O texto seguinte servirá de base para responder à questão.
As pessoas que se voluntariam para serem infectadas por doenças
Era um voluntariado incomum. Mas ali estavam eles: um grupo de jovens adultos, aguardando para serem atacados por mosquitos portadores de um parasita que mata mais de 600 mil pessoas todos os anos.
O grupo havia concordado em fazer parte de um estudo médico do Instituto Jenner da Universidade de Oxford, no Reino Unido. Era o teste de uma nova vacina contra a malária.
Conhecida como "R21", a vacina foi recebida com grande entusiasmo pelos cientistas, desde os primeiros anúncios.
O teste ocorreu em 2017, mas o instituto vinha realizando experimentos similares com mosquitos desde 2001.
Cada voluntário foi levado para um laboratório. Ali, sobre uma mesa, havia um pequeno recipiente, do tamanho de uma xícara de café, coberto por uma gaze.
Dentro, havia cinco mosquitos barulhentos, importados da América do Norte e infectados com o parasita da malária.

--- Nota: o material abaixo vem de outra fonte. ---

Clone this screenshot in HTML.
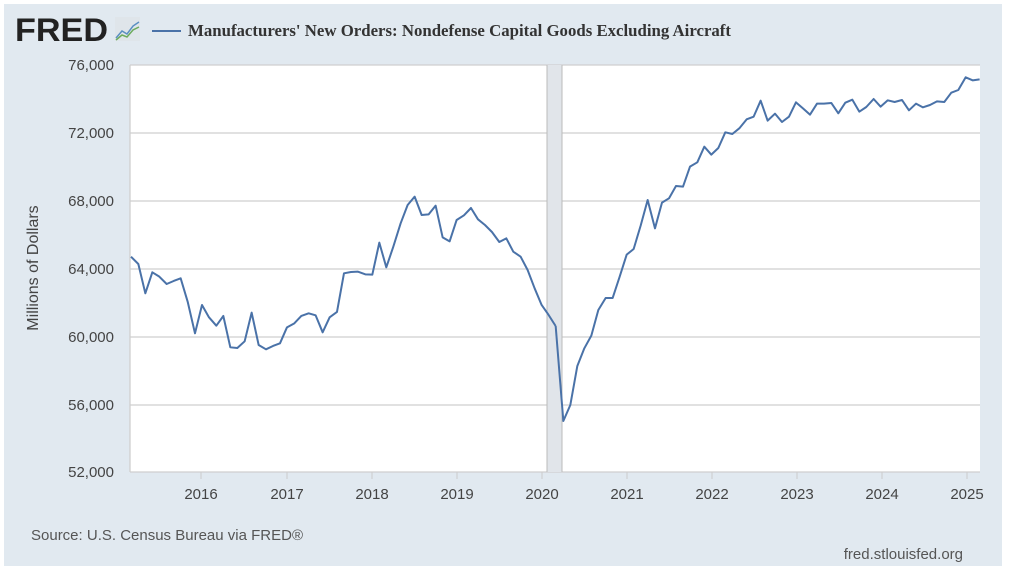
<!DOCTYPE html>
<html><head><meta charset="utf-8"><style>
html,body{margin:0;padding:0;background:#fff;}
svg{display:block;}
text{font-family:"Liberation Sans",Arial,sans-serif;}
</style></head><body>
<svg width="1009" height="569" viewBox="0 0 1009 569" xmlns="http://www.w3.org/2000/svg">
<rect x="4" y="4" width="998" height="562" fill="#e1e9f0"/>
<text x="15" y="41" font-size="32" font-weight="bold" fill="#222" textLength="93" lengthAdjust="spacingAndGlyphs">FRED</text>
<rect x="115" y="17" width="25" height="24" fill="#dfe5ea"/>
<polyline points="116,38 122,31 127,34 133,26 139,22" fill="none" stroke="#5a8fc2" stroke-width="1.5"/>
<polyline points="116,40 122,35 127,37 133,30 139,27" fill="none" stroke="#6cab5d" stroke-width="1.5"/>
<line x1="152" y1="31" x2="181" y2="31" stroke="#4a72a8" stroke-width="2"/>
<text x="188" y="36" style="font-family:'Liberation Serif',serif" font-size="16.5" font-weight="bold" fill="#333" textLength="543" lengthAdjust="spacingAndGlyphs">Manufacturers' New Orders: Nondefense Capital Goods Excluding Aircraft</text>
<rect x="130" y="65" width="850" height="407" fill="#fff"/>
<g stroke="#cfcfcf" stroke-width="1.3">
<line x1="130" x2="980" y1="65" y2="65"/>
<line x1="130" x2="980" y1="133" y2="133"/>
<line x1="130" x2="980" y1="201" y2="201"/>
<line x1="130" x2="980" y1="269" y2="269"/>
<line x1="130" x2="980" y1="337" y2="337"/>
<line x1="130" x2="980" y1="405" y2="405"/>
<line x1="130" x2="980" y1="472" y2="472"/>
<line x1="130" x2="130" y1="65" y2="472"/>
</g>
<rect x="547" y="65" width="15" height="407" fill="#e1e5ea"/>
<line x1="547" x2="547" y1="65" y2="472" stroke="#bbb"/>
<line x1="562" x2="562" y1="65" y2="472" stroke="#bbb"/>
<g stroke="#ccc"><line x1="201" x2="201" y1="472" y2="479"/><line x1="287" x2="287" y1="472" y2="479"/><line x1="372" x2="372" y1="472" y2="479"/><line x1="457" x2="457" y1="472" y2="479"/><line x1="542" x2="542" y1="472" y2="479"/><line x1="627" x2="627" y1="472" y2="479"/><line x1="712" x2="712" y1="472" y2="479"/><line x1="797" x2="797" y1="472" y2="479"/><line x1="882" x2="882" y1="472" y2="479"/><line x1="967" x2="967" y1="472" y2="479"/></g>
<g font-size="15" fill="#444" text-anchor="end">
<text x="114" y="70">76,000</text><text x="114" y="138">72,000</text><text x="114" y="206">68,000</text><text x="114" y="274">64,000</text><text x="114" y="342">60,000</text><text x="114" y="410">56,000</text><text x="114" y="477">52,000</text>
</g>
<g font-size="15" fill="#444" text-anchor="middle">
<text x="201" y="499">2016</text><text x="287" y="499">2017</text><text x="372" y="499">2018</text><text x="457" y="499">2019</text><text x="542" y="499">2020</text><text x="627" y="499">2021</text><text x="712" y="499">2022</text><text x="797" y="499">2023</text><text x="882" y="499">2024</text><text x="967" y="499">2025</text>
</g>
<text transform="translate(38,268) rotate(-90)" font-size="16" fill="#444" text-anchor="middle">Millions of Dollars</text>
<text x="31" y="540" font-size="15" fill="#555">Source: U.S. Census Bureau via FRED®</text>
<text x="963" y="559" font-size="15" fill="#555" text-anchor="end">fred.stlouisfed.org</text>
<g fill="none" stroke="#4a72a8" stroke-width="2" stroke-linejoin="round">
<polyline transform="translate(120,180) scale(0.3333)" points="33,230 55,252 76,340 97,277 118,290 140,312 161,303 182,295 203,365 225,460 246,375 267,412 289,437 310,408 331,502 352,504 374,484 395,398 416,495 438,508 459,498 480,490 501,442 523,430 544,408 566,400 587,406 608,457 629,412 651,396 672,280 693,276 714,275 736,283 757,284 778,188 799,262 820,200 842,130 863,75 884,50 905,105 926,103 947,77 968,172 989,184 1010,120 1032,106 1053,84 1074,118 1095,135 1116,156 1138,186 1159,175 1180,215 1202,230 1223,270 1244,325 1265,375 1286,405 1307,438" stroke-width="6"/>
<polyline transform="translate(540,60) scale(0.3333)" points="47,798 70,1083 91,1035 112,918 133,865 154,827 175,750 197,714 218,714 239,650 260,584 281,567 302,497 323,420 345,505 366,428 387,415 408,378 429,380 450,320 472,307 493,260 514,284 535,264 556,217 577,222 598,205 620,178 641,170 662,122 683,182 705,161 726,186 747,170 768,127 789,145 810,164 831,131 852,131 874,129 895,160 916,128 937,119 958,155 979,141 1001,117 1022,140 1043,121 1064,126 1086,120 1107,151 1128,131 1149,142 1170,135 1191,124 1213,126 1234,98 1255,90 1277,52 1298,61 1319,58" stroke-width="6"/>
</g>
</svg>
</body></html>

O voluntário colocaria seu braço contra o topo do recipiente, para que os mosquitos pudessem trabalhar, picando a pele do voluntário através da cobertura.
À medida que os insetos sugavam o sangue da vítima voluntária, a saliva dos mosquitos, usada para evitar que sua refeição se coagule, poderia levar o parasita da malária para dentro da ferida. A esperança era que a vacina oferecesse aos voluntários proteção suficiente para que eles não desenvolvessem a doença.
Este é um exemplo clássico do que é conhecido como estudo de infecção humana controlada. Neste tipo de experimento, os voluntários são deliberadamente expostos a uma doença.
Pode parecer perigoso, talvez até imprudente, expor conscientemente uma pessoa a uma infecção que poderá deixá-la seriamente doente. Mas esta técnica se tornou popular nas últimas décadas, no setor de pesquisas médicas, e tem gerado resultados, com algumas conquistas médicas importantes.
Os cientistas comprovaram que a vacina R21 apresenta eficácia de até 80% na prevenção da malária. Ela se tornou a segunda vacina contra a doença a ser recomendada pela Organização Mundial da Saúde (OMS).
Recentemente, as primeiras doses da vacina foram administradas a bebês na Costa do Marfim e no Sudão do Sul − dois países que perdem milhares de pessoas todos os anos em decorrência da doença.
E, segundo os cientistas, tudo isso foi possível, em parte, porque os voluntários se dispuseram a expor seus braços àquelas xícaras repletas de mosquitos.
"Ao longo dos últimos 20 anos, houve um notável renascimento dos estudos de infecção humana", afirma o professor de vacinologia Adrian Hill, diretor do Instituto Jenner. "Modelos de infecção têm sido usados para tudo, desde gripe até covid-19. É realmente muito importante."
Agora, os cientistas tentam infectar voluntários deliberadamente com cada vez mais doenças, na esperança de desenvolver vacinas e tratamentos cada vez mais eficazes.
Patógenos como zika, febre tifoide e cólera já foram usados em estudos de infecção humana controlada. E outros vírus estão entre os futuros candidatos, como o da hepatite C.
Não existe um registro central de estudos de infecção humana controlada. Mas Hill estima que eles tenham contribuído com pelo menos 12 vacinas nas últimas duas décadas.
Uma análise sistemática encontrou 308 estudos de infecção humana entre 1980 e 2021, que expuseram os participantes a patógenos vivos. Seus proponentes acreditam que os benefícios destes estudos superam amplamente os riscos, se forem corretamente conduzidos.
Mas alguns testes recentes questionaram as fronteiras da ética médica, fazendo com que alguns cientistas importantes passassem a se sentir desconfortáveis com a velocidade de condução desses experimentos, que eram um tabu até pouco tempo atrás.